Noble gases in fluid inclusions:
Noble gas concentrations in groundwater directly provide recharge temperatures via the noble gas solubility (and an excess-air component). This concept has been applied successfully to groundwater for many paleoclimate studies and was recently transferred to fluid inclusions in speleothems. Although the technique is challenging (required absolute accuracy, tiny gas and water amounts) it has a promising outlook. In early pilot studies Kluge and co-workers showed that gases and water from fluid inclusions can be measured quantitatively with the necessary precision. A first application to stalagmites from Bunker cave resulted in reasonable temperature variations during Holocene and early Holocene (Kluge et al., 2008). Current studies aim to improve the method such that a larger group of stalagmites can successfully be investigated. The ratio of air-filled to water-filled inclusions is the parameter determining if a meaningful application is possible.
Former Research Projects
Radon as tracer for investigating groundwater-lake interaction:
Radon is a naturally occuring radioactive noble gas with a short half-life of ~3.8 d. Typically it is about 1000 times more abundant in groundwater compared to surface waters like lakes. Therefore, it is an ideal natural tracer to detect and quantify groundwater inflow in surface water systems. Dr. Kluge developed a simple and low-cost system at the Institute of Environmental Physics to precisely measure radon in lake water with extremely low radon concentrations of few Bq to few tens of Bq (Kluge et al., 2007). Using this new system they were able to quantify the groundwater inflow into a small km-scaled dreging lake and in addition could determine the preferential inflow area based on seasonal measurements (Kluge et al., 2012).
Radon-based techniques can be of great advantage in water ressources management concerning artificial aquifer recharge, river-bank exfiltration and the interaction of groundwater and lake water.
Tritium and 3H/3He dating:
Both tracers are applied for dating of water bodies, typically groundwater, on medium time scales of few years to several tens of years.

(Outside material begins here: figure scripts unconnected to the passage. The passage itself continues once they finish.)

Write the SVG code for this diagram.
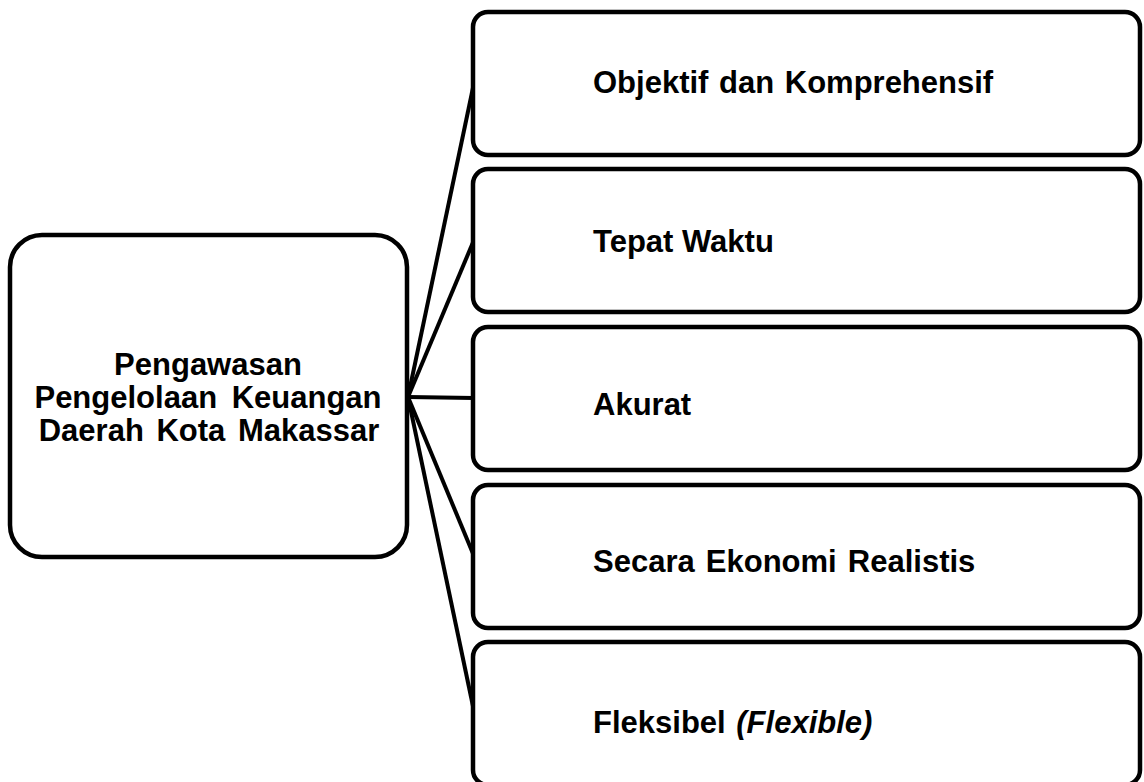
<svg xmlns="http://www.w3.org/2000/svg" width="1144" height="782" viewBox="0 0 1144 782">
<style>
.box{fill:#fff;stroke:#000;stroke-width:4.5}
.con{stroke:#000;stroke-width:4;fill:none}
.t{font-family:"Liberation Sans",Arial,sans-serif;font-weight:bold;font-size:31px;fill:#000}
</style>
<rect width="1144" height="782" fill="#fff"/>
<g id="connectors">
<line class="con" x1="408" y1="397" x2="474" y2="83"/>
<line class="con" x1="408" y1="397" x2="474" y2="240"/>
<line class="con" x1="408" y1="397" x2="474" y2="398"/>
<line class="con" x1="408" y1="397" x2="474" y2="556"/>
<line class="con" x1="408" y1="397" x2="474" y2="711"/>
</g>
<g id="root">
<rect class="box" x="10" y="235" width="397" height="322" rx="32"/>
<text class="t" x="208" y="375" text-anchor="middle">Pengawasan</text>
<text class="t" x="208" y="408" text-anchor="middle" word-spacing="6">Pengelolaan Keuangan</text>
<text class="t" x="209" y="441" text-anchor="middle" word-spacing="4">Daerah Kota Makassar</text>
</g>
<g id="n1">
<rect class="box" x="473" y="12" width="667" height="143" rx="15"/>
<text class="t" x="593" y="93" word-spacing="2">Objektif dan Komprehensif</text>
</g>
<g id="n2">
<rect class="box" x="473" y="169" width="667" height="143" rx="15"/>
<text class="t" x="593" y="252">Tepat Waktu</text>
</g>
<g id="n3">
<rect class="box" x="473" y="327" width="667" height="143" rx="15"/>
<text class="t" x="593" y="415">Akurat</text>
</g>
<g id="n4">
<rect class="box" x="473" y="485" width="667" height="143" rx="15"/>
<text class="t" x="593" y="572" word-spacing="2.5">Secara Ekonomi Realistis</text>
</g>
<g id="n5">
<rect class="box" x="473" y="642" width="667" height="143" rx="15"/>
<text class="t" x="593" y="733">Fleksibel <tspan font-style="italic" dx="2">(Flexible)</tspan></text>
</g>
</svg>
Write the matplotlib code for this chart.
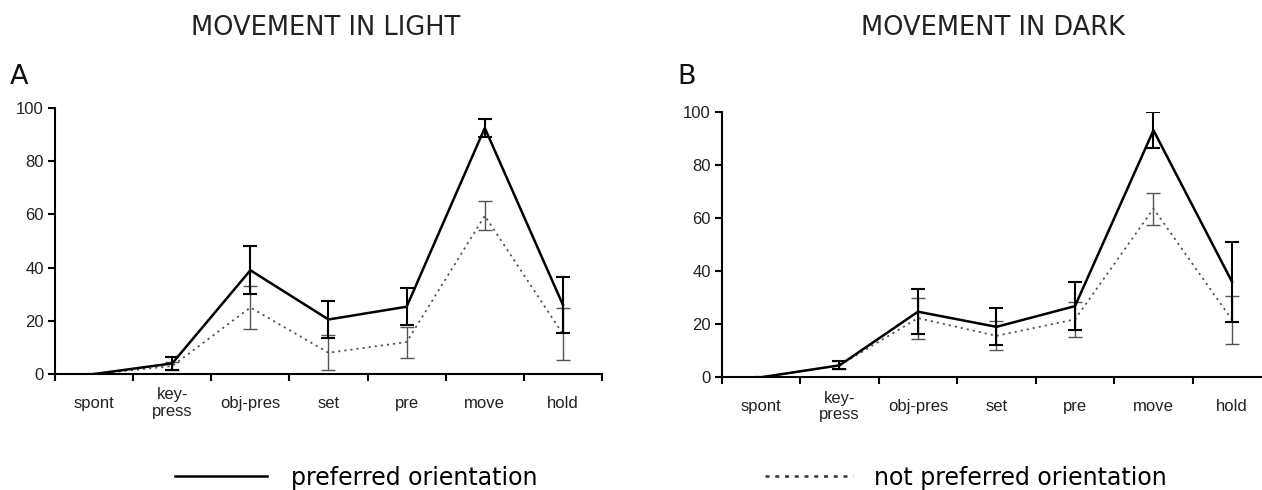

Although the 'traditional' use of the tritium bomb peak is increasingly getting difficult and ambiguous, both age tracers may yield helpful data in future based on natural tritium levels in the input.
Both techniques were applied at the Institute of Environmental Physics to determine the percolation time of water through the epikarst at several drip sites in a German cave (Bunker Cave, Kluge et al., 2010). In general, 3H/3He data result in a lower age due to possible degassing of the water that passes through the epikarst, whereas the 3H signal is negligibly influenced by air contact and, thus, more likely to give the correct estimate for the full water precolation time.
The water percolation time in certain caves can take up to tens of years until the infiltrated water reaches the drip site where speleothems precipitate. Thus, it is of high importance to determine this parameter if correlations between speleothem isotope signals and surface climatic conditions are planned to be investigated. A precondition for percolation time studies is the precise knowledge of the local or at least regional tritium input function.